Trois collégiennes aux voix bubble gum enveloppées dans un rugissement de guitares. Minois délicieux et tenues baroques, les majorettes gothiques du groupe japonais Babymetal n’en finissent pas de devenir globales avec leur alliage de rock à gros calibre et de J-pop prototypale. De Londres (Wembley Arena) à New York (Times Square Theater) en passant par Vogue, RollingStone et quelques dizaines de millions de vues sur YouTube, les trois lolitas font office de nouveau phénomène «made in Japan». Leur second album, «Metal Resistance», est paru au mois d’avril.

Quelque part entre Hit-Girl (la flingueuse prépubère du blockbuster «Kick-Ass»), Gogo (la lycéenne sadomaso de «Kill Bill»), et Nausicaä (l’intrépide princesse de Hayao Miyazaki), Babymetal s’inscrit dans le fantasme de la jeune effrontée qui ne s’en laisse pas compter. Un fantasme soigneusement calibré: tout, chez «Moametal» Kikuchi, «Yuimetal» Mizuno et «Sumetal» Nakamoto (même pas 17 ans de moyenne d’âge) semble manufacturé aux normes industrielles des agences de J-pop. Tutus de vinyle et jeux de bras karatékas, les trois idoles n’avaient jamais entendu de metal avant la fondation du groupe, en 2010.

Curieusement, cette inauthenticité assumée n’empêche pas Babymetal d’avoir reçu l’approbation de pointures comme Metallica, Slayer ou Bring Me Horizon. Après tout, depuis «The Ring», «Battle Royale» ou «Audition», les jeunes filles couleur de nuit blanche et les chevelures noir cauchemar sont entrées dans le train fantôme de la pop.

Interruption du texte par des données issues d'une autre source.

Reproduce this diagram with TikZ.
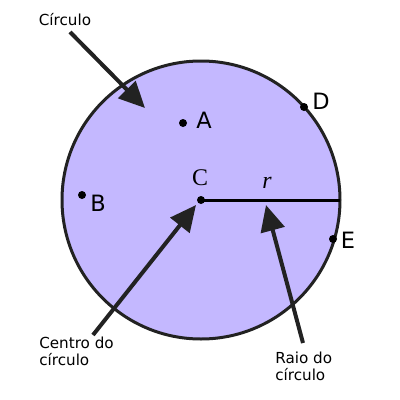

Peut-être la fascination du public occidental vient-elle aussi de l’incroyable innocence avec laquelle les trois adolescentes se fondent dans leurs personnages créés de toutes pièces – phénomène commun à nombre de starlettes mais rendu visible ici par le décalage culturel. Je songe à Harajuku, quartier de Tokyo et berceau du cosplay où les fans du groupe (et les autres) pratiquent le déguisement, la mode et le façonnage identitaire d’un seul et même geste. Je songe, aussi, à Niconico Douga, sorte de YouTube nippon typique de la génération Babymetal. Y prolifère la culture du vocaloid, ces chansons composées de manière anonyme à l’aide de softwares de synthèse sonore dont on retrouve les saccades instrumentales dans l’esthétique du trio. Casque de Pikachu ou costume manga: sur Niconico, le camouflage physique et digital est commun au point que tout visage reconnaissable y est qualifié de «grossier!» («kimoi») par les utilisateurs. Comme un écho à Niconico, les musiciens de Babymetal jouent tous encagoulés. «Metal Resistance»? Hauts les masques.